11. It is clear from the ultimate paragraphs of Sections 54 and 40, T.P. Act that a contract for sate of immovable property though does not, of itself, create any interest in or charge on such property, it creates, an obligation arising out of the contract and annexed to immovable property, not amounting to an interest in the property. Such obligation could be enforced against a transferee with notice of the contract or a gratuitous transferee affected thereby. The equitable ownership in property recognised by equity in England is thus translated into Indian law as an obligation annexed to the ownership of property, not amounting to an interest in the property, but an obligation, which may be enforced against a transferee with notice or a gratuitous transferee. The concept and creation of duality of ownership, legal and equitable, on the execution of an agreement to convey immovable property, as understood in England is alien to Indian law which recognises one owner, that is, the real owner. But many of the principles of English Equity have taken statutory form in India and have been incorporated in occasional provisions of the various Indian statutes like Trust Act, Specific Relief Act, T.P, Act, etc. Bai Desabai v. Mathurdas Govinddas, AIR 1980 SC 1334. One such principle is the one stated above and applicable to this case.

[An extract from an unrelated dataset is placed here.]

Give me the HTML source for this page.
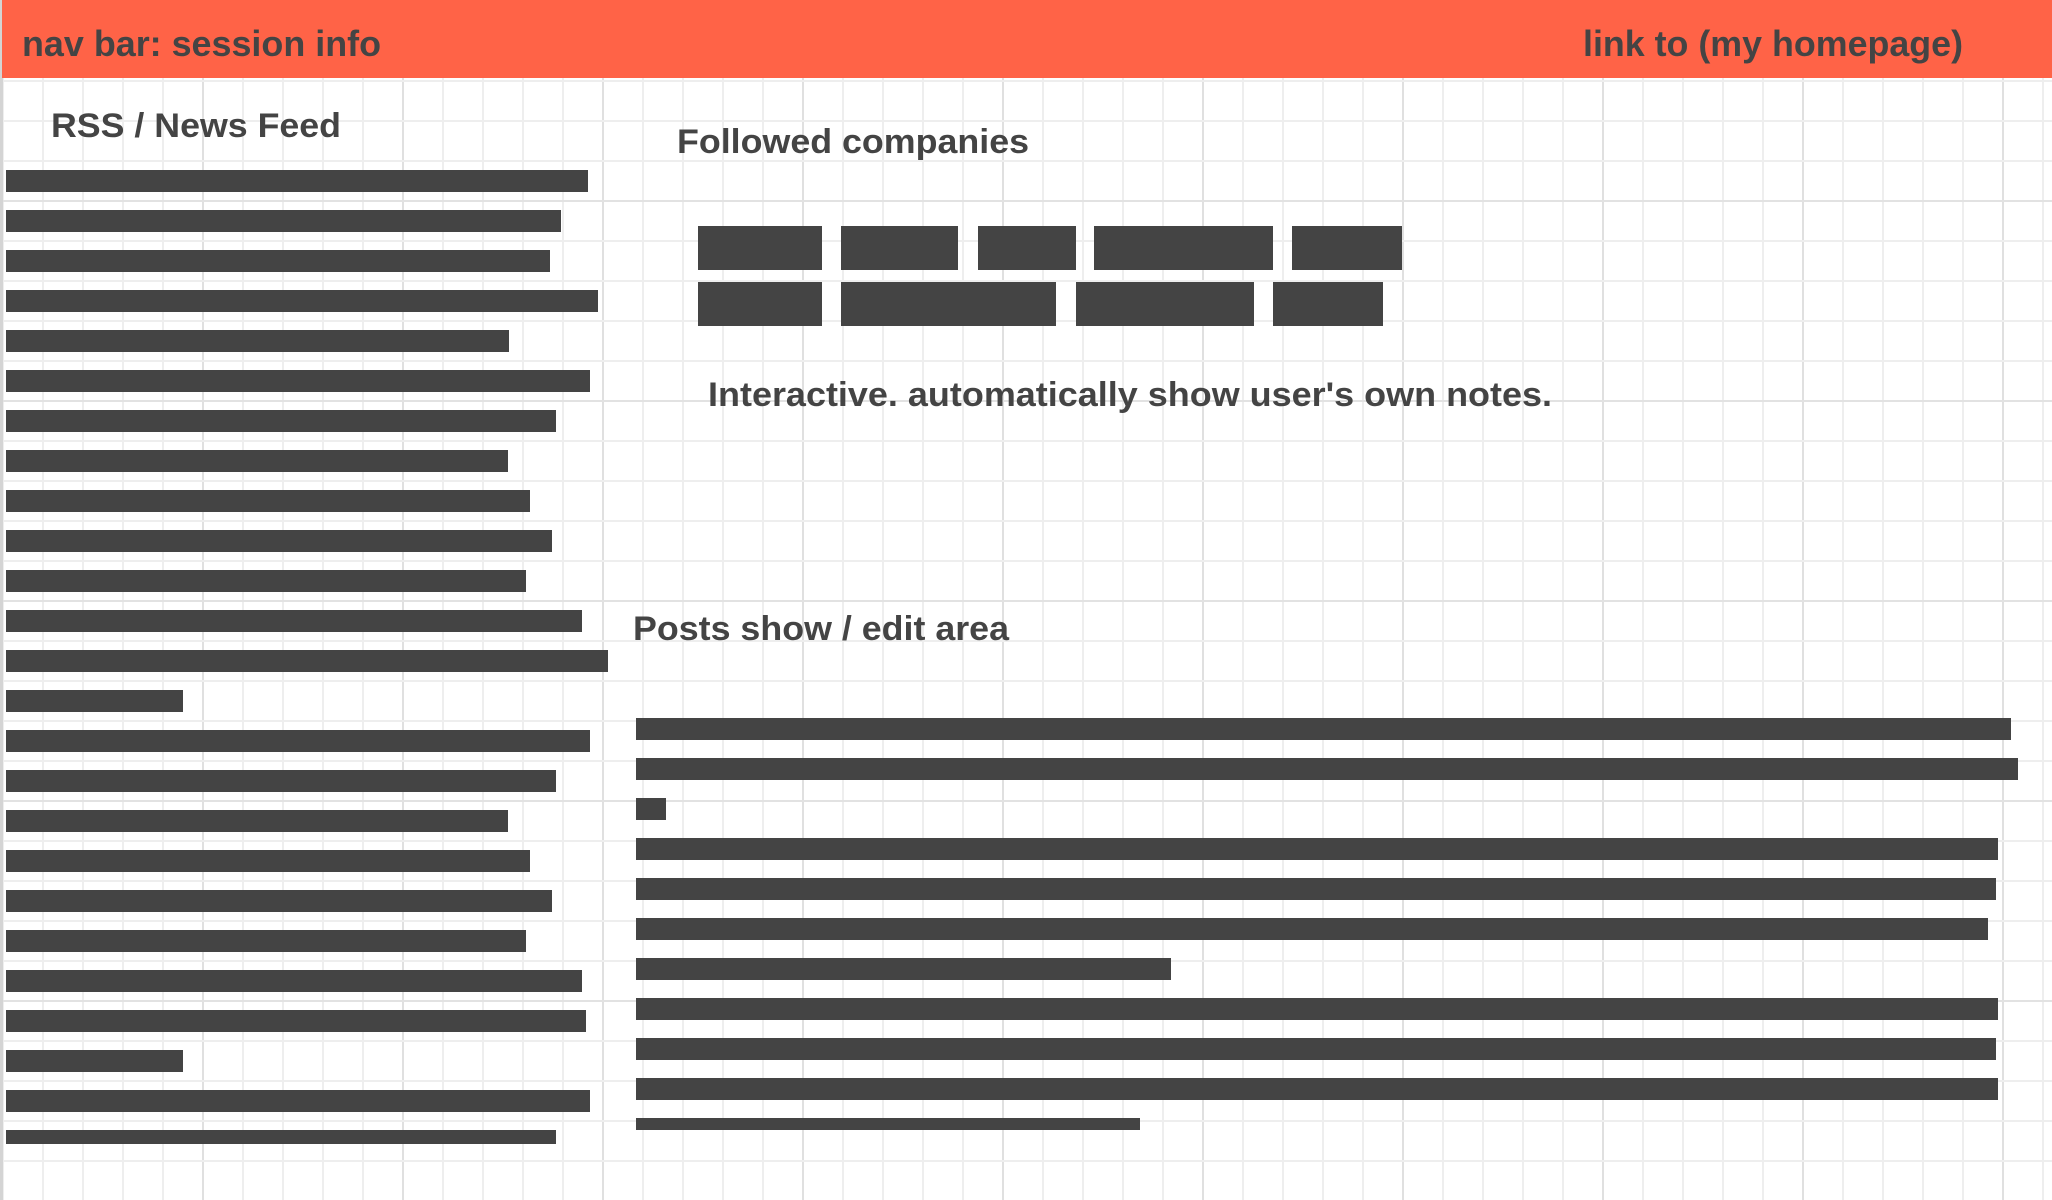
<!DOCTYPE html>
<html><head><meta charset="utf-8"><style>
html,body{margin:0;padding:0;background:#fff;width:2052px;height:1200px;overflow:hidden}
svg text{font-family:"Liberation Sans",Arial,sans-serif;font-weight:bold;fill:#444}
</style></head><body>
<svg id="page" width="2052" height="1200" viewBox="0 0 2052 1200" xmlns="http://www.w3.org/2000/svg">
<g id="grid"></g>
<rect x="0" y="0" width="3" height="1200" fill="#d4d4d4"/>
<rect x="2" y="0" width="2050" height="78" fill="#ff6347"/>
<text x="22" y="56" font-size="36" textLength="359" lengthAdjust="spacingAndGlyphs">nav bar: session info</text>
<text x="1583" y="56" font-size="36" textLength="380" lengthAdjust="spacingAndGlyphs">link to (my homepage)</text>
<text x="51" y="137" font-size="34" textLength="290" lengthAdjust="spacingAndGlyphs">RSS / News Feed</text>
<text x="677" y="153" font-size="34" textLength="352" lengthAdjust="spacingAndGlyphs">Followed companies</text>
<text x="708" y="406" font-size="34" textLength="844" lengthAdjust="spacingAndGlyphs">Interactive. automatically show user's own notes.</text>
<text x="633" y="640" font-size="34" textLength="376" lengthAdjust="spacingAndGlyphs">Posts show / edit area</text>
<g id="feed"></g>
<g id="companies"></g>
<g id="posts"></g>
</svg>
<script>
// Feed line right-end positions (line lengths)
const feedEnds = [588,561,550,598,509,590,556,508,530,552,526,582,608,183,590,556,508,530,552,526,582,586,183,590,556];
// Post line right-end positions
const postEnds = [2011,2018,666,1998,1996,1988,1171,1998,1996,1998,1140];
// Company tag spans [start,end], row 1 and row 2
const companyRow1 = [[698,822],[841,958],[978,1076],[1094,1273],[1292,1402]];
const companyRow2 = [[698,822],[841,1056],[1076,1254],[1273,1383]];

const NS = 'http://www.w3.org/2000/svg';
function rect(parent, x, y, w, h, fill) {
  const r = document.createElementNS(NS, 'rect');
  r.setAttribute('x', x); r.setAttribute('y', y);
  r.setAttribute('width', w); r.setAttribute('height', h);
  r.setAttribute('fill', fill);
  parent.appendChild(r);
  return r;
}
// grid
const grid = document.getElementById('grid');
for (let x = 3; x < 2052; x += 40) {
  const major = (x - 3) % 200 === 0 && x !== 3;
  const l = rect(grid, x - 1, 78, 2, 1122, major ? '#e0e0e0' : '#eeeeee');
  
  
}
for (let y = 81; y < 1200; y += 40) {
  const major = (y - 1) % 200 === 0;
  const l = rect(grid, 0, y - 1, 2052, 2, major ? '#e2e2e2' : '#eeeeee');
  
  
}
// feed lines
const feed = document.getElementById('feed');
feedEnds.forEach((end, i) => {
  const last = i === feedEnds.length - 1;
  const r = rect(feed, 6, 170 + 40 * i, end - 6, last ? 14 : 22, '#444');
  
  
});
// companies
const comp = document.getElementById('companies');
companyRow1.forEach(s => {
  const r = rect(comp, s[0], 226, s[1] - s[0], 44, '#444');
  
  
});
companyRow2.forEach(s => {
  const r = rect(comp, s[0], 282, s[1] - s[0], 44, '#444');
  
  
});
// posts
const posts = document.getElementById('posts');
postEnds.forEach((end, i) => {
  const last = i === postEnds.length - 1;
  const r = rect(posts, 636, 718 + 40 * i, end - 636, last ? 12 : 22, '#444');
  
  
});
</script>
</body></html>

12. Thus the position is that the respondent has no right over the property and effective enforcement of the specific performance cannot be had against him. Such an enforcement could only lead to another litigation. Divakaran Nair, who is a necessary party and against whom alone, if at all, enforcement could have been claimed, is consciously and deliberately not made a party also. Now it is too late for that purpose. Rights and positions of the parties have changed due to lapse of time. Further, there is no useful purpose going to be served by a remand of the case for fresh trial after impleading. Appellant cannot, therefore, claim any relief.
Second appeal is dismissed. No costs.